The film follows the hard-up Kim family: cunning teenager Ki-jung (Park So-dam), her sweet-natured brother Ki-woo (Choi Woo-sik) and their parents Chung-sook (Jang Hye-jin) and Ki-tack (Song Kang-ho). They live in a squalid 'semi-basement' flat with cramped rooms and pilfered Wi-Fi, scraping a living doing odd jobs like constructing pizza boxes. The touchpaper is lit when Ki-woo fakes his CV and starts tutoring the daughter of the wealthy, somewhat unstable, Park family, by pretending to be a qualified teacher. The Kims infiltrate the opulent family home, one by one, serving the Parks for a steady salary that relies on the lie that they don't know each other and aren't related. Of course this pretence can only be maintained for so long.
On paper the Kims' poverty reads like any kitchen-sink drama, and at times the story does sway treacherously against the family, despite their aim to make a better life for themselves. Against this stark background, however, Bong's key players shine brightly, imbuing their circumstances with playful charm and a wry wit. It's an impressive ensemble effort from the central cast, but Park's measured, deceptive juvenile and Song's wary, yet worn, head of the house are the film's real standouts.

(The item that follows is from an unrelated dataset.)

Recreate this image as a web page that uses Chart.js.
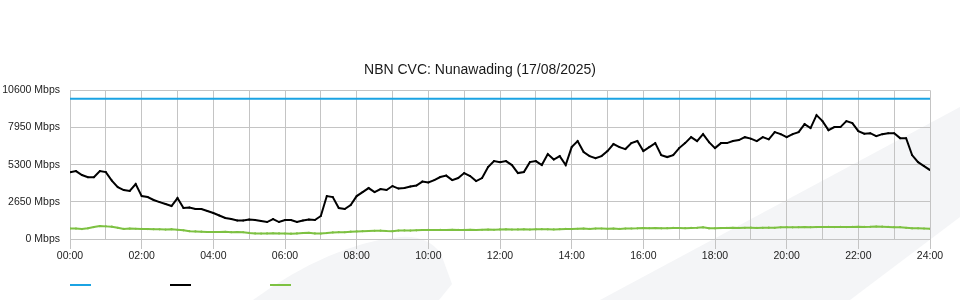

This is, in fact, a poetic tragi-comedy about wealth, greed and class discrimination, themes which are not rammed home but drip-fed into the story, the ruinous effects of the imbalance between rich and poor slowly taking their toll on the family. Our infiltrators may have just swapped one basement trap for another but can you ever leave the past behind?
Bong is a master at combining drama, laughs and farce, allowing moments of pure terror, quiet observation and baroque noise to sit happily alongside each other. It never jars as it glides from one state of being to the next.
In all then, this tense, unsettling and beautifully shot movie emerges as a delicious fun-poisoned cocktail of dark humour, social satire and perfect set pieces that grips you from start to finish.